The FDP did very well in the last election and finished third with 14.6% of the popular vote (compared to the pitiful 23.0% for the Social Democrats (SPD) and the decent 33.8% for the CDU/CSU, which was still a worse result for them than in the last elections). They maintained a tidy lead on their two competing minor parties, the left-wing Greens and the lefter-wing ‘Left’ party. And once it was all wrapped up in a tidy package, the average German seemed pretty content with getting on with it. After all, a Big Coalition government between the two major parties as had ruled during the previous electoral term is always a terse and strategic affair. Now the direction was set, and the direction was to the Right!
The only problem is that the current government seems more able at only two things: becoming less popular and bitchfighting evarey day and evarey night.

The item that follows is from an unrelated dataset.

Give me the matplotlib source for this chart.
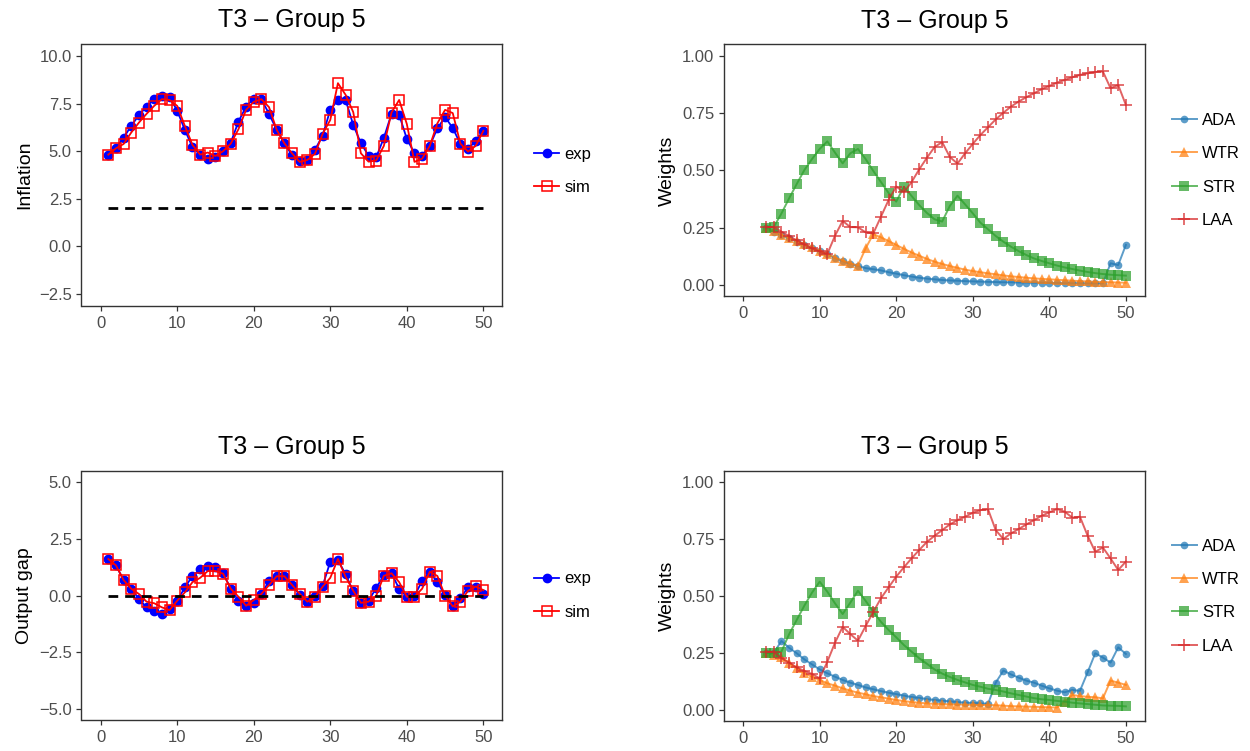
import matplotlib
matplotlib.use('Agg')
import matplotlib.pyplot as plt

plt.rcParams['font.family'] = ['Liberation Sans', 'DejaVu Sans']

# ---- data ----
periods = list(range(1, 51))
periods_w = list(range(3, 51))

inflation_exp = [4.82, 5.16, 5.71, 6.33, 6.89, 7.34, 7.73, 7.92, 7.84, 7.13,
                 6.12, 5.21, 4.82, 4.61, 4.68, 5.02, 5.45, 6.55, 7.34, 7.76,
                 7.73, 6.96, 6.12, 5.42, 4.79, 4.51, 4.54, 5.07, 5.82, 7.17,
                 7.69, 7.69, 6.38, 5.42, 4.77, 4.68, 5.70, 6.96, 6.91, 5.65,
                 4.89, 4.77, 5.28, 6.21, 6.79, 6.22, 5.38, 5.12, 5.54, 6.07]
inflation_sim = [4.82, 5.15, 5.38, 5.98, 6.50, 6.96, 7.38, 7.73, 7.69, 7.38,
                 6.33, 5.33, 4.82, 4.93, 4.75, 5.00, 5.40, 6.15, 7.17, 7.59,
                 7.73, 7.31, 6.12, 5.42, 4.89, 4.44, 4.54, 4.86, 5.91, 6.64,
                 8.57, 7.96, 7.05, 4.89, 4.45, 4.51, 5.28, 7.03, 7.69, 6.43,
                 4.44, 4.61, 5.28, 6.47, 7.17, 7.00, 5.40, 4.98, 5.28, 6.07]
inflation_target = 2.0

gap_exp = [1.61, 1.33, 0.68, 0.30, -0.15, -0.52, -0.68, -0.83, -0.59, -0.24,
           0.36, 0.86, 1.15, 1.31, 1.27, 0.98, 0.30, -0.23, -0.46, -0.32,
           0.08, 0.63, 0.85, 0.85, 0.47, 0.03, -0.27, -0.02, 0.42, 1.49,
           1.56, 0.94, 0.18, -0.32, -0.23, 0.33, 0.90, 0.98, 0.30, -0.05,
           -0.02, 0.65, 1.03, 0.58, 0.01, -0.45, -0.12, 0.36, 0.36, 0.07]
gap_sim = [1.61, 1.33, 0.68, 0.30, 0.07, -0.27, -0.34, -0.52, -0.64, -0.23,
           0.14, 0.59, 0.78, 1.08, 1.08, 0.96, 0.30, -0.05, -0.45, -0.20,
           0.07, 0.46, 0.85, 0.85, 0.47, 0.08, -0.27, -0.08, 0.39, 0.78,
           1.61, 0.83, 0.21, -0.32, -0.27, -0.01, 0.87, 0.98, 0.59, -0.05,
           -0.05, 0.30, 1.05, 0.86, -0.01, -0.48, -0.27, 0.21, 0.40, 0.24]
gap_target = 0.0

# weights, inflation panel (t = 3..50)
ada_inf = [0.250, 0.232, 0.218, 0.204, 0.190, 0.176, 0.162, 0.148, 0.134, 0.118,
           0.104, 0.093, 0.083, 0.074, 0.069, 0.064, 0.056, 0.050, 0.043, 0.037,
           0.032, 0.028, 0.025, 0.022, 0.020, 0.019, 0.017, 0.016, 0.015, 0.014,
           0.013, 0.012, 0.012, 0.011, 0.011, 0.010, 0.010, 0.009, 0.009, 0.008,
           0.008, 0.008, 0.007, 0.007, 0.007, 0.095, 0.087, 0.175]
wtr_inf = [0.250, 0.235, 0.220, 0.206, 0.192, 0.178, 0.164, 0.150, 0.136, 0.120,
           0.107, 0.095, 0.085, 0.160, 0.222, 0.208, 0.192, 0.175, 0.158, 0.142,
           0.128, 0.114, 0.102, 0.092, 0.083, 0.075, 0.067, 0.061, 0.056, 0.051,
           0.047, 0.042, 0.038, 0.035, 0.032, 0.029, 0.027, 0.025, 0.023, 0.021,
           0.019, 0.017, 0.016, 0.014, 0.013, 0.012, 0.011, 0.010]
str_inf = [0.250, 0.253, 0.312, 0.378, 0.441, 0.502, 0.550, 0.594, 0.627, 0.578,
           0.531, 0.575, 0.594, 0.550, 0.498, 0.450, 0.402, 0.364, 0.429, 0.389,
           0.349, 0.315, 0.287, 0.277, 0.345, 0.390, 0.352, 0.313, 0.272, 0.243,
           0.214, 0.189, 0.167, 0.148, 0.131, 0.116, 0.105, 0.095, 0.085, 0.077,
           0.070, 0.063, 0.057, 0.052, 0.048, 0.045, 0.043, 0.041]
laa_inf = [0.253, 0.253, 0.233, 0.214, 0.195, 0.177, 0.160, 0.147, 0.136, 0.215,
           0.280, 0.253, 0.252, 0.230, 0.225, 0.298, 0.371, 0.430, 0.405, 0.449,
           0.505, 0.555, 0.602, 0.624, 0.559, 0.530, 0.575, 0.616, 0.655, 0.689,
           0.723, 0.752, 0.779, 0.801, 0.820, 0.837, 0.855, 0.869, 0.883, 0.895,
           0.907, 0.917, 0.924, 0.930, 0.932, 0.859, 0.873, 0.786]

# weights, output gap panel (t = 3..50)
ada_gap = [0.250, 0.250, 0.303, 0.273, 0.249, 0.222, 0.200, 0.178, 0.161, 0.146,
           0.132, 0.120, 0.110, 0.099, 0.091, 0.083, 0.076, 0.070, 0.063, 0.057,
           0.053, 0.048, 0.044, 0.041, 0.038, 0.035, 0.032, 0.031, 0.029, 0.027,
           0.120, 0.173, 0.156, 0.142, 0.129, 0.120, 0.107, 0.095, 0.085, 0.078,
           0.088, 0.084, 0.165, 0.249, 0.230, 0.208, 0.275, 0.246]
wtr_gap = [0.250, 0.243, 0.231, 0.208, 0.183, 0.161, 0.146, 0.132, 0.117, 0.107,
           0.095, 0.085, 0.076, 0.069, 0.061, 0.056, 0.050, 0.044, 0.039, 0.035,
           0.032, 0.029, 0.027, 0.026, 0.025, 0.024, 0.023, 0.023, 0.022, 0.022,
           0.021, 0.019, 0.017, 0.016, 0.015, 0.014, 0.013, 0.012, 0.011, 0.037,
           0.066, 0.061, 0.058, 0.056, 0.051, 0.129, 0.120, 0.110]
str_gap = [0.250, 0.250, 0.256, 0.332, 0.395, 0.458, 0.515, 0.563, 0.519, 0.468,
           0.421, 0.471, 0.523, 0.479, 0.431, 0.387, 0.351, 0.319, 0.285, 0.256,
           0.227, 0.203, 0.178, 0.160, 0.145, 0.132, 0.121, 0.110, 0.102, 0.093,
           0.088, 0.081, 0.073, 0.066, 0.059, 0.052, 0.047, 0.044, 0.040, 0.037,
           0.032, 0.029, 0.026, 0.023, 0.020, 0.019, 0.018, 0.016]
laa_gap = [0.256, 0.256, 0.227, 0.208, 0.187, 0.171, 0.158, 0.139, 0.212, 0.295,
           0.365, 0.333, 0.304, 0.368, 0.430, 0.490, 0.538, 0.585, 0.626, 0.665,
           0.702, 0.737, 0.764, 0.789, 0.814, 0.833, 0.848, 0.865, 0.877, 0.880,
           0.789, 0.750, 0.775, 0.794, 0.814, 0.833, 0.852, 0.867, 0.882, 0.870,
           0.844, 0.848, 0.765, 0.694, 0.713, 0.665, 0.614, 0.651]

title = 'T3 \u2013 Group 5'
heuristics = ['ADA', 'WTR', 'STR', 'LAA']
h_colors = ['#1f77b4', '#ff7f0e', '#2ca02c', '#d62728']
h_markers = ['o', '^', 's', '+']
h_sizes = [5.5, 6.5, 6.5, 9]


def style_axes(ax):
    ax.set_xlim(-2.5, 52.5)
    ax.set_xticks([0, 10, 20, 30, 40, 50])
    for s in ax.spines.values():
        s.set_color('#333333')
        s.set_linewidth(1.0)
    ax.tick_params(colors='#333333', labelcolor='#4d4d4d', labelsize=12,
                   length=3.5, width=0.9)
    ax.set_title(title, fontsize=18, pad=12)


def add_legend(ax, x, y=0.5):
    ax.legend(loc='center left', bbox_to_anchor=(x, y), frameon=False,
              fontsize=12, handlelength=1.5, handletextpad=0.3, labelspacing=1.1)


def draw_series(ax, exp, sim, target, ylabel, ylim, yticks, leg_y):
    ax.plot(periods, exp, color='#0000ff', lw=1.3, marker='o', ms=6, label='exp')
    ax.plot(periods, sim, color='#ff0000', lw=1.3, marker='s', ms=7.5,
            mfc='none', mew=1.1, label='sim')
    ax.plot([periods[0], periods[-1]], [target, target], color='black', lw=2,
            dashes=(3.5, 2.5))
    style_axes(ax)
    ax.set_ylim(*ylim)
    ax.set_yticks(yticks)
    ax.set_ylabel(ylabel, fontsize=14)
    add_legend(ax, 1.04, leg_y)


def draw_weights(ax, series):
    for name, vals, c, m, s in zip(heuristics, series, h_colors, h_markers, h_sizes):
        ax.plot(periods_w, vals, color=c, alpha=0.72, lw=1.4, marker=m, ms=s,
                mew=1.3 if m == '+' else 0, label=name)
    style_axes(ax)
    ax.set_ylim(-0.05, 1.05)
    ax.set_yticks([0, 0.25, 0.5, 0.75, 1.0])
    ax.set_yticklabels(['0.00', '0.25', '0.50', '0.75', '1.00'])
    ax.set_ylabel('Weights', fontsize=14)
    add_legend(ax, 1.028)


fig = plt.figure(figsize=(12.5, 7.51), dpi=100)
ax1 = fig.add_axes([0.0652, 0.5925, 0.3368, 0.3489])
ax2 = fig.add_axes([0.5792, 0.6052, 0.3368, 0.3356])
ax3 = fig.add_axes([0.0652, 0.0407, 0.3368, 0.3326])
ax4 = fig.add_axes([0.5792, 0.0394, 0.3368, 0.3339])

draw_series(ax1, inflation_exp, inflation_sim, inflation_target, 'Inflation',
            (-3.125, 10.625), [-2.5, 0, 2.5, 5, 7.5, 10], 0.515)
ax1.set_yticklabels(['\u22122.5', '0.0', '2.5', '5.0', '7.5', '10.0'])
draw_weights(ax2, [ada_inf, wtr_inf, str_inf, laa_inf])
draw_series(ax3, gap_exp, gap_sim, gap_target, 'Output gap',
            (-5.5, 5.5), [-5, -2.5, 0, 2.5, 5], 0.5)
ax3.set_yticklabels(['\u22125.0', '\u22122.5', '0.0', '2.5', '5.0'])
draw_weights(ax4, [ada_gap, wtr_gap, str_gap, laa_gap])

fig.savefig('out.png', dpi=100)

The question is, how could Germans lose their confidence in the new government this quickly? Didn’t anyone vote? Nope, the 70.8% participation rate was the lowest since the emergence of the German Federal Republic after WW2, but that was still higher than the 62% the U.S managed for their ‘historic’ election of Obama (and that was their highest turnout since 1968!!!) .
No, there’s something different going on. That something different is the FDP’s program. Everyone loved the talk of tax cuts, but it turns out that most Germans don’t favour U.S style economic shit-storm reform. To be fair to the FDP their leader was hardly coy about the insane highs to which he wants to drive the social-democratic regression in Germany, but it seems a positive bias went in his favour.
People voted for him because of tax promises, while ignoring the proposed extensions of a failed series of social spending cuts and market liberalisation that would slam the poor and endanger the comfortable safety in which Germany’s middle class wallows.
Now most Germans, including the FDP’s coalition partners at the CDU, have awoken to the implications. It all becomes so much clearer once one realises that the ‘lazy parasite’ to be impoverished for the sake of the economically fit could be oneself. But for the grace of good health and a good jobs market go even the well-educated to the dreaded strata of lower income.
Perhaps if I were riding the progressive wave of change that all these coming calamities must throw up I would thank the despicable Westerwelle for his hatred of the poor. Perhaps then I could think “He was the last drop”.
As it is I can only scratch my head at a people’s ability to realise the blatant truth three seconds too late again.